La rencontre inopinée d’une goutte d’eau avec l’épaule nue d’une femme sans ombre soulève des questions qui poussent le levier d’Archimède à crier eurêka. Mais il ne faut pas pour autant éclipser le problème de la pluie sur le mont chauve. Pourquoi, malgré une bonne irrigation naturelle ou un orage de notes russes, le mont chauve (bozu-yama en japonais) reste-t-il chauve? Il est regrettable que l’école ignare, plus soucieuse de têtes bien fesses que de têtes bien abreuvées, n’arrose pas suffisamment les jeunes pousses. Le mont chauve est chauve, parce que son socle est en serpentinite et que les arbres n’aiment pas les minéraux de cette roche. Mais pourquoi le peuplier et le canard n’aiment pas le calcaire? Et pourquoi le chêne et le lézard vert n’aiment pas l’argile?

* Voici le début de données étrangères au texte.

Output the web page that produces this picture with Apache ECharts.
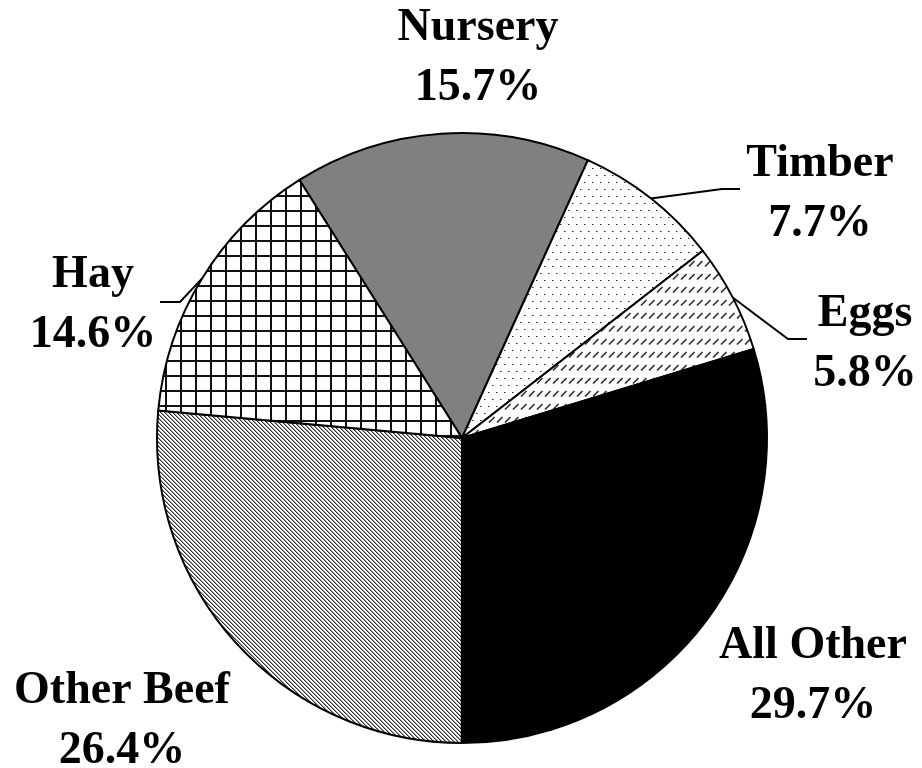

Voilà des sujets bien plus intéressants que « l’impact du numérique sur le développement cognitif des pré-adolescents » ou « la prévention du harcèlement scolaire vis-à-vis des personnes LGBTQI+ »…

(24 août 2023)

 

Dans la mesure où la chaîne du Jura peut être considérée comme un coulis de framboises qui s’étend vers le nord-ouest à la vitesse prodigieuse d’environ 1 mm par an, il devrait être possible de calculer la viscosité du Jura. Voilà un sujet de recherche que tu peux donner à tes élèves. Plus costaud: selon certains physiciens, l’espace-temps pourrait être modélisé par un fluide de viscosité nulle; mais, si nous posons au contraire l’hypothèse d’une viscosité non nulle, pouvons-nous obtenir un modèle intéressant? Plus métaphysique: si la pensée est un fluide, comment mesurer sa viscosité chez Platon, chez Kant, chez Nietzsche? Comme la viscosité dépend généralement de la chaleur, la viscosité moyenne de la pensée va-t-elle augmenter au 21e siècle? Par ailleurs, le succès du commerce des ventilateurs va-t-il déboucher sur l’invention de nouveaux moyens de ventiler les idées?

(24 août 2023)

 

Jeu. Qui suis-je? J’ai inspiré à Laclos le personnage de Valmont dans « Les liaisons dangereuses ». J’ai inspiré à Dumas le personnage de l’abbé Faria dans « Le comte de Monte-Cristo ». J’ai inspiré à Jules Verne la description d’une éruption du Stromboli dans « Voyage au centre de la Terre ». Nicolas de Saussure m’a rendu hommage en baptisant une roche d’après mon nom. Je suis un géologue qui a mené une existence aventureuse. Je suis… Je suis Dieudonné Sylvain Guy Tancrède Déodat dit de Gratet de Dolomieu. La dolomie est une roche importante, on en trouve en Valais et, bien sûr, dans les Dolomites. Étonnant, non? Je viens de lire ça dans un livre passionnant: « Histoires secrètes de cailloux », de Patrick De Wever.

(24 août 2023)

 

Lieu commun: « on apprend de ses erreurs ». Objection: certains sont plus doués pour commettre des erreurs que pour apprendre.

(19 août 2023)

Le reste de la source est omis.